Innovative Ministry Spotlight: Celebrating Native Americans
“All people of all ages coming together to celebrate Christ through Native American culture”
Individuals with tribal affiliations ranging from Mohawk, Lipan Apache, Cherokee-Creek, and Coharie have been sharing and celebrating their heritage together for over five years at the Third Sunday fellowship that meets at St. Mark’s UMC in Midtown Houston every month. “When I joined the group four years ago, we had a yearly Powwow at the West Campus of First UMC and our dance competitions and music provided a wonderful way that Methodists can honor Native American youth and adults across the city wanting to keep their heritage alive,” reports Rose Brewer, an active member of the Committee on Native American Ministry. “In 2010, we moved the venue to McKaskle Retreat Center to provide a space to allow an expanded experience in a more natural setting. We now call it our Native American Cultural Day, and invite local dancers to provide an exhibition Powwow, and we’ve added classes such as pottery, basket making, culinary arts. The next Cultural Event will be held in April 2013 and is open to all." For more information email, firstname.lastname@example.org.

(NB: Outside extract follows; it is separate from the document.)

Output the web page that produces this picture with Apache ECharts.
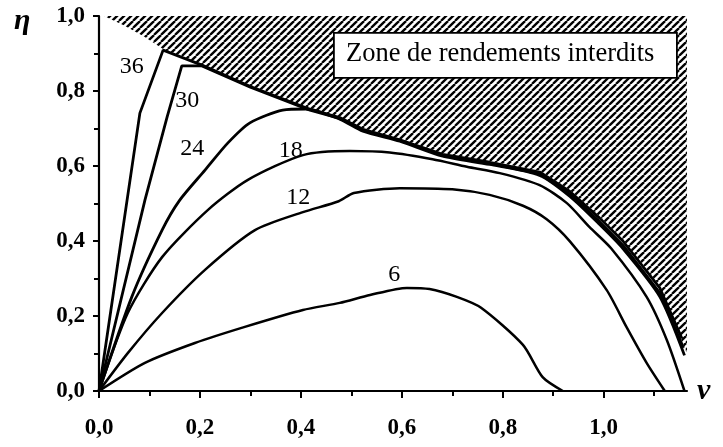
<!DOCTYPE html>
<html>
<head>
<meta charset="utf-8">
<script src="https://cdn.jsdelivr.net/npm/echarts@6/dist/echarts.min.js"></script>
<style>html,body{margin:0;padding:0;background:#fff}#c{width:723px;height:447px}</style>
</head>
<body>
<div id="c"></div>
<script>
// ---- data (v, eta) ----
const curve36 = [[0,0],[0.081,0.741],[0.127,0.909],[0.204,0.869],[0.30,0.812],[0.418,0.751],[0.477,0.729],[0.523,0.698],[0.596,0.670],[0.681,0.631],[0.774,0.610],[0.873,0.584],[0.933,0.532],[0.992,0.461],[1.038,0.400],[1.111,0.275],[1.155,0.14]];
const curve30 = [[0,0],[0.091,0.509],[0.135,0.731],[0.164,0.867],[0.204,0.867],[0.30,0.810],[0.418,0.749],[0.477,0.727],[0.523,0.695],[0.596,0.668],[0.681,0.628],[0.774,0.607],[0.873,0.579],[0.933,0.525],[0.992,0.451],[1.038,0.389],[1.111,0.262],[1.158,0.115]];
const curve24 = [[0,0],[0.065,0.251],[0.125,0.429],[0.160,0.509],[0.210,0.589],[0.255,0.661],[0.299,0.715],[0.364,0.749],[0.41,0.752],[0.477,0.725],[0.523,0.693],[0.596,0.666],[0.681,0.626],[0.774,0.604],[0.873,0.575],[0.933,0.519],[0.992,0.444],[1.038,0.380],[1.111,0.252],[1.16,0.095]];
const curve18 = [[0,0],[0.057,0.208],[0.125,0.357],[0.216,0.483],[0.295,0.563],[0.404,0.629],[0.497,0.640],[0.576,0.636],[0.661,0.618],[0.729,0.598],[0.794,0.581],[0.873,0.549],[0.927,0.501],[0.972,0.437],[1.015,0.38],[1.085,0.251],[1.125,0.136],[1.16,0]];
const curve12 = [[0,0],[0.057,0.101],[0.125,0.208],[0.210,0.323],[0.309,0.429],[0.404,0.477],[0.475,0.506],[0.505,0.528],[0.596,0.541],[0.70,0.538],[0.774,0.523],[0.840,0.494],[0.887,0.458],[0.933,0.399],[1.006,0.269],[1.045,0.171],[1.085,0.075],[1.121,0]];
const curve6 = [[0,0],[0.091,0.075],[0.190,0.128],[0.289,0.171],[0.404,0.216],[0.477,0.235],[0.537,0.256],[0.610,0.275],[0.655,0.272],[0.709,0.251],[0.757,0.222],[0.840,0.123],[0.879,0.037],[0.919,0]];
// lower edge of the forbidden zone
const forbiddenEdge = [[0.01,1.0],[0.05,0.975],[0.09,0.945],[0.127,0.912],[0.204,0.872],[0.30,0.815],[0.418,0.754],[0.477,0.732],[0.523,0.701],[0.596,0.673],[0.681,0.634],[0.774,0.613],[0.873,0.588],[0.933,0.536],[0.992,0.466],[1.038,0.405],[1.111,0.28],[1.165,0.10]];
const forbiddenTop = 1.0, forbiddenRight = 1.165;
const curveLabels = [[0.065,0.865,'36'],[0.175,0.775,'30'],[0.185,0.645,'24'],[0.38,0.64,'18'],[0.395,0.515,'12'],[0.585,0.309,'6']];
const xTicks = [0,0.2,0.4,0.6,0.8,1.0];
const xMinorTicks = [0.1,0.3,0.5,0.7,0.9,1.1];
const zoneText = 'Zone de rendements interdits';

// ---- hatch pattern ----
const pc = document.createElement('canvas');
pc.width = 7; pc.height = 7;
const g = pc.getContext('2d');
g.strokeStyle = '#000'; g.lineWidth = 2.3;
for (const k of [-7,0,7]) { g.beginPath(); g.moveTo(k,7); g.lineTo(k+7,0); g.stroke(); }

const FONT = '"Liberation Serif","Times New Roman",serif';
const fmt = v => (Math.round(v*10)/10).toFixed(1).replace('.', ',');

const chart = echarts.init(document.getElementById('c'), null, {renderer:'canvas'});
function lineSeries(name, data, smooth, w) {
  return {name, type:'line', data, showSymbol:false, smooth, z:5,
    lineStyle:{color:'#000', width:w||2.5}};
}
chart.setOption({
  animation:false,
  backgroundColor:'#fff',
  grid:{left:99, top:16, width:588, height:375, containLabel:false},
  xAxis:[{
    type:'value', min:0, max:forbiddenRight,
    axisLine:{lineStyle:{color:'#000', width:2.2}},
    axisTick:{customValues:xTicks, length:7, lineStyle:{color:'#000', width:2}},
    axisLabel:{customValues:xTicks, formatter:fmt, margin:26, color:'#000', fontFamily:FONT, fontSize:23, fontWeight:'bold'},
    splitLine:{show:false}
  },{
    type:'value', min:0, max:forbiddenRight, position:'bottom',
    axisLine:{show:false},
    axisTick:{customValues:xMinorTicks, length:5, lineStyle:{color:'#000', width:2}},
    axisLabel:{show:false}, splitLine:{show:false}
  }],
  yAxis:{
    type:'value', min:0, max:1.0, interval:0.2,
    axisLine:{show:true, lineStyle:{color:'#000', width:2.2}},
    axisTick:{show:true, inside:false, length:6, lineStyle:{color:'#000', width:2}},
    minorTick:{show:true, splitNumber:2, length:5, lineStyle:{color:'#000', width:2}},
    axisLabel:{formatter:fmt, margin:14, color:'#000', fontFamily:FONT, fontSize:23, fontWeight:'bold'},
    splitLine:{show:false}
  },
  series:[
    {type:'custom', name:'zone', z:1, data:[0], silent:true,
      renderItem:function(params, api){
        const pts = forbiddenEdge.map(p => api.coord(p));
        pts.push(api.coord([forbiddenRight, forbiddenEdge[forbiddenEdge.length-1][1]]));
        pts.push(api.coord([forbiddenRight, forbiddenTop]));
        pts.push(api.coord([forbiddenEdge[0][0], forbiddenTop]));
        return {type:'polygon', shape:{points:pts}, style:{fill:{image:pc, repeat:'repeat'}, stroke:null}};
      }},
    lineSeries('36', curve36, false, 2.8),
    lineSeries('30', curve30, false, 2.8),
    lineSeries('24', curve24, 0.25, 2.8),
    lineSeries('18', curve18, 0.25),
    lineSeries('12', curve12, 0.25),
    lineSeries('6', curve6, 0.25),
    {type:'scatter', name:'labels', data:curveLabels, symbolSize:0, z:6, silent:true,
      itemStyle:{opacity:1},
      label:{show:true, position:'inside', formatter:p => p.value[2], color:'#000', opacity:1, textBorderWidth:0, fontFamily:FONT, fontSize:24}}
  ],
  graphic:[
    {type:'rect', left:333, top:32, shape:{width:343, height:45}, style:{fill:'#fff', stroke:'#000', lineWidth:1.8}, z:100},
    {type:'text', left:346, top:41, style:{text:zoneText, fill:'#000', font:'26.5px '+FONT}, z:101},
    {type:'text', left:14, top:6, style:{text:'η', fill:'#000', font:'italic bold 30px '+FONT}, z:101},
    {type:'text', left:697, top:376, style:{text:'v', fill:'#000', font:'italic bold 30px '+FONT}, z:101}
  ]
});
</script>
</body>
</html>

According to Brewer, the Book of Discipline encourages Methodist churches to develop and strengthen Native American ministries in the annual conferences and in target cities of the Native American Urban Initiative of the General Board of Global Ministries, and to provide scholarships for them to attend United Methodist schools of theology.”

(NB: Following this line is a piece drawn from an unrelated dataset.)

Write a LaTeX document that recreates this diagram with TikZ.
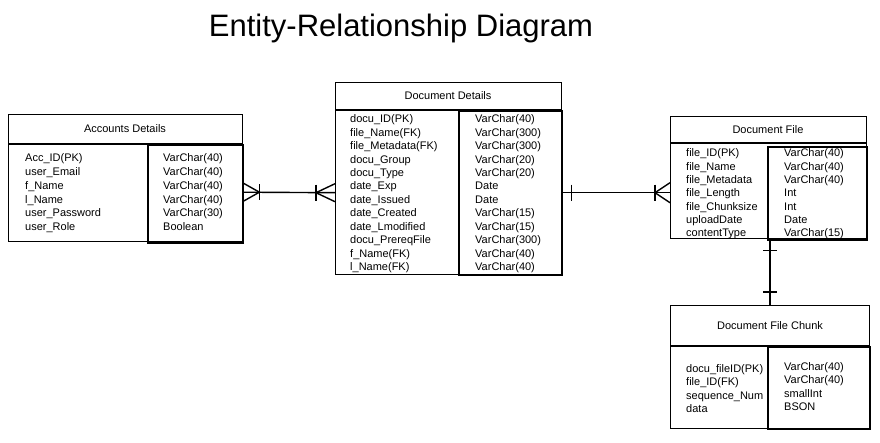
\documentclass[tikz,border=0pt]{standalone}
\usepackage{fontspec}
\setmainfont{Liberation Sans}
\usetikzlibrary{calc}
\begin{document}
\begin{tikzpicture}[x=1pt,y=-1pt,
  tbl/.style={draw, line width=1.4pt, anchor=north west, inner sep=0pt},
  colbox/.style={draw, line width=1.8pt, anchor=north west, inner sep=0pt},
  hdr/.style={font=\fontsize{11}{13}\selectfont},
  rows/.style={anchor=north west, inner sep=0pt, align=left, font=\fontsize{11}{#1}\selectfont},
  conn/.style={line width=1.4pt},
  title/.style={font=\fontsize{31}{36}\selectfont}]
\useasboundingbox (0,0) rectangle (880,443);
\fill[white] (0,0) rectangle (880,443);

\node[title] (ttl) at (401,28) {Entity-Relationship Diagram};

% Accounts Details
\node[tbl, minimum width=234pt, minimum height=127pt] (acc) at (8,114) {};
\draw[line width=1.4pt] (acc.west |- 0,144) -- (acc.east |- 0,144);
\node[hdr] (accH) at (125,129) {Accounts Details};
\node[colbox, minimum width=95pt, minimum height=98pt] (accT) at (147,144) {};
\node[rows=13.8] (accL) at (25,153.5) {Acc\_ID(PK)\\user\_Email\\f\_Name\\l\_Name\\user\_Password\\user\_Role};
\node[rows=13.8] (accR) at (163,153.5) {VarChar(40)\\VarChar(40)\\VarChar(40)\\VarChar(40)\\VarChar(30)\\Boolean};

% Document Details
\node[tbl, minimum width=226pt, minimum height=192pt] (det) at (335,82) {};
\draw[line width=1.4pt] (det.west |- 0,110) -- (det.east |- 0,110);
\node[hdr] (detH) at (448,96) {Document Details};
\node[colbox, minimum width=103pt, minimum height=164pt] (detT) at (458,110) {};
\node[rows=13.45] (detL) at (350,114.5) {docu\_ID(PK)\\file\_Name(FK)\\file\_Metadata(FK)\\docu\_Group\\docu\_Type\\date\_Exp\\date\_Issued\\date\_Created\\date\_Lmodified\\docu\_PrereqFile\\f\_Name(FK)\\l\_Name(FK)};
\node[rows=13.45] (detR) at (475,114.5) {VarChar(40)\\VarChar(300)\\VarChar(300)\\VarChar(20)\\VarChar(20)\\Date\\Date\\VarChar(15)\\VarChar(15)\\VarChar(300)\\VarChar(40)\\VarChar(40)};

% Document File
\node[tbl, minimum width=196pt, minimum height=122pt] (fil) at (670,116) {};
\draw[line width=1.4pt] (fil.west |- 0,143) -- (fil.east |- 0,143);
\node[hdr] (filH) at (768,130) {Document File};
\node[colbox, minimum width=99pt, minimum height=93pt] (filT) at (767,146) {};
\node[rows=13.35] (filL) at (686,148.5) {file\_ID(PK)\\file\_Name\\file\_Metadata\\file\_Length\\file\_Chunksize\\uploadDate\\contentType};
\node[rows=13.35] (filR) at (784,148.5) {VarChar(40)\\VarChar(40)\\VarChar(40)\\Int\\Int\\Date\\VarChar(15)};

% Document File Chunk
\node[tbl, minimum width=199pt, minimum height=123pt] (chk) at (670,305) {};
\draw[line width=1.4pt] (chk.west |- 0,346) -- (chk.east |- 0,346);
\node[hdr] (chkH) at (770,326) {Document File Chunk};
\node[colbox, minimum width=102pt, minimum height=82pt] (chkT) at (767,346) {};
\node[rows=13.2] (chkL) at (686,364.5) {docu\_fileID(PK)\\file\_ID(FK)\\sequence\_Num\\data};
\node[rows=13.2] (chkR) at (784,362.5) {VarChar(40)\\VarChar(40)\\smallInt\\BSON};

% Connector Accounts -- Document Details
\coordinate (a1) at ([yshift=-14pt]acc.east);
\coordinate (d1) at ([yshift=-14pt]det.west);
\draw[conn] (a1) -- (d1);
\draw[conn] ($(a1)+(0,-9)$) -- ($(a1)+(16,0)$) -- ($(a1)+(0,9)$);
\draw[conn] ($(a1)+(16,-8)$) -- ($(a1)+(16,8)$);
\draw[conn] ($(d1)+(0,-9)$) -- ($(d1)+(-19,0)$) -- ($(d1)+(0,9)$);
\draw[conn] ($(d1)+(-19,-8)$) -- ($(d1)+(-19,8)$);

% Connector Document Details -- Document File
\coordinate (d2) at ([yshift=-14pt]det.east);
\coordinate (f1) at ([yshift=-15pt]fil.west);
\draw[conn] (d2) -- (f1);
\draw[conn] ($(d2)+(9,-8)$) -- ($(d2)+(9,8)$);
\draw[conn] ($(f1)+(0,-10)$) -- ($(f1)+(-15,0)$) -- ($(f1)+(0,10)$);
\draw[conn] ($(f1)+(-15,-8)$) -- ($(f1)+(-15,8)$);

% Connector Document File -- Chunk
\coordinate (f2) at ($(fil.south west)+(100,0)$);
\coordinate (c1) at ($(chk.north west)+(100,0)$);
\draw[conn] (f2) -- (c1);
\draw[conn] ($(f2)+(-7,11)$) -- ($(f2)+(7,11)$);
\draw[conn] ($(c1)+(-7,-13)$) -- ($(c1)+(7,-13)$);
\end{tikzpicture}
\end{document}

The Third Sunday events include a worship service featuring a rotation of primarily Native American pastors. Two members of the fellowship play flute, two play guitar, and one the auto harp, often providing music, but each month the group sings from the Voices Hymnal that has traditional hymns in many Native languages. “The group is very diverse and all of our events are open to any who want to share with Native American’s their culture and deep Christian spirituality,” notes Brewer. “Our group can sometimes be small, but we enjoy each other and have new visitors each month.”

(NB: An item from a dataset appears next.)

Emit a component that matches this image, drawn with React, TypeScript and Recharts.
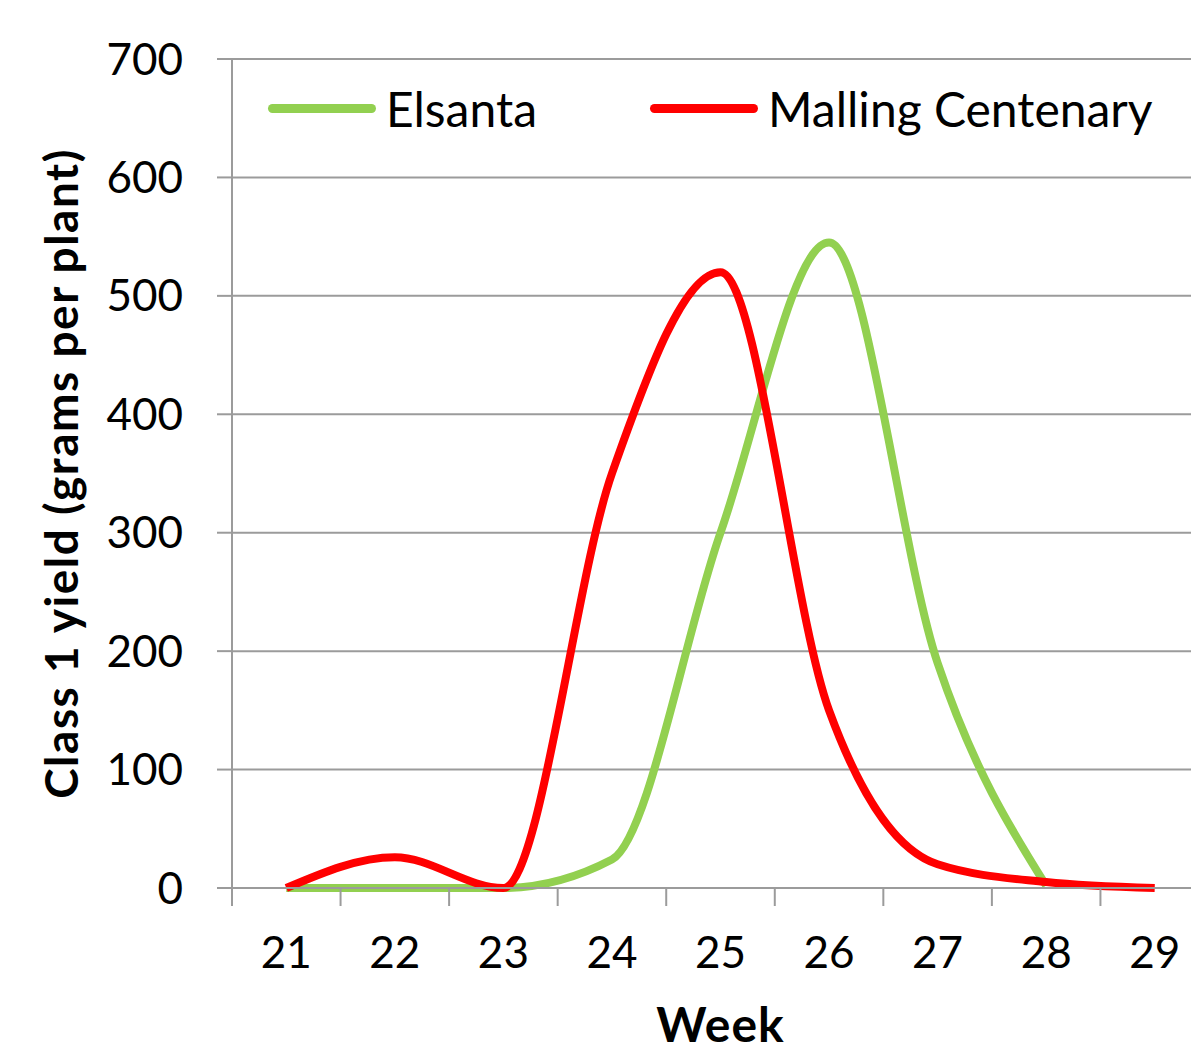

“Since I was able to get Sayani, an award-winning mother-daughter Native American musical group as our special guests for the August 19 Third Sunday, we asked them to perform at morning worship for our annual Native American Ministries Sunday at St. Mark’s UMC on Pecore.” The ministry of Sayani, which means Zion in Cherokee, is to reach out to Native Americans with their music, and to share their culture with non-natives in the same way. Adds Rose, “Everyone in the morning and afternoon services truly enjoyed Sayani’s remarkable giftedness in singing and dancing.”